Supergiant oil tankers are floating outside the world’s largest shipping ports with enough oil to meet the world’s daily demand twice over. Only months ago these vessels criss-crossed the globe laden with up to 2 million barrels. Today they stand motionless and bloated with crude that no one will buy.
If no one will buy this oil then why is there a market price for it? And why are there transactions occurring at this market price?
We can go further. This oil is owned by someone. That means someone has bought it.
It’s entirely true that some of this oil – say maturing futures at Cushing – has a negative price. But that’s just an annoying market price, not the absence of a market nor a lack of a price at which someone will buy it.
We can go to another level of explanation, which is that of course all this oil has been sold. Oil is, as we know, in contango. This means the price in the future is higher than the price now. So, buy at the now price, store on a ship, sell in that future. And people don’t do this naked.
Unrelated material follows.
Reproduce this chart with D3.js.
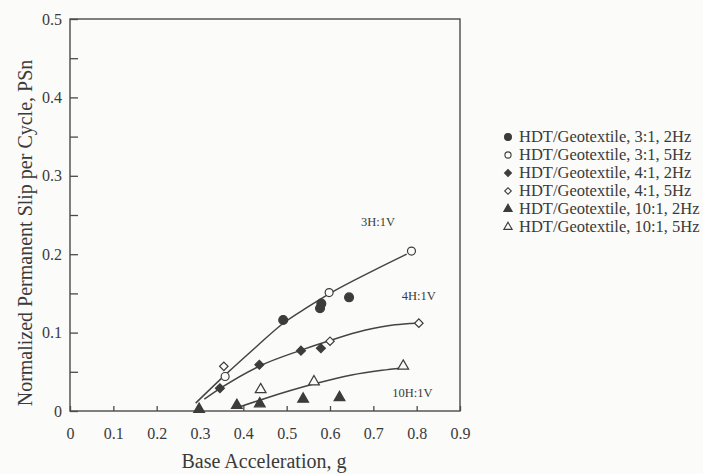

They buy physical now and sell the future now at that higher price for delivery in that future.
That is, all that oil is being traded – bought – on those futures markets. There are tens of thousands of such transactions a day – tens of thousands of people entirely willing to buy that oil. In fact, they already have.
Finally we can go to the proper level of explanation. Which is that this is the market price. So, therefore, there are buyers. For the market price is the price at which the market clears, at which there are buyers for exactly as much of whatever there are sellers. That’s what the market price means.
Sure, we might not like that price. For example, there’s a little boy in the world for every girl, a girl for every boy. And given the farting horrors that some birds end up shagging that market clearing price is horrible for at least some. Yet it is, still, the market clearing price for the definition is the price at which the market clears – where every willing seller has found a willing buyer.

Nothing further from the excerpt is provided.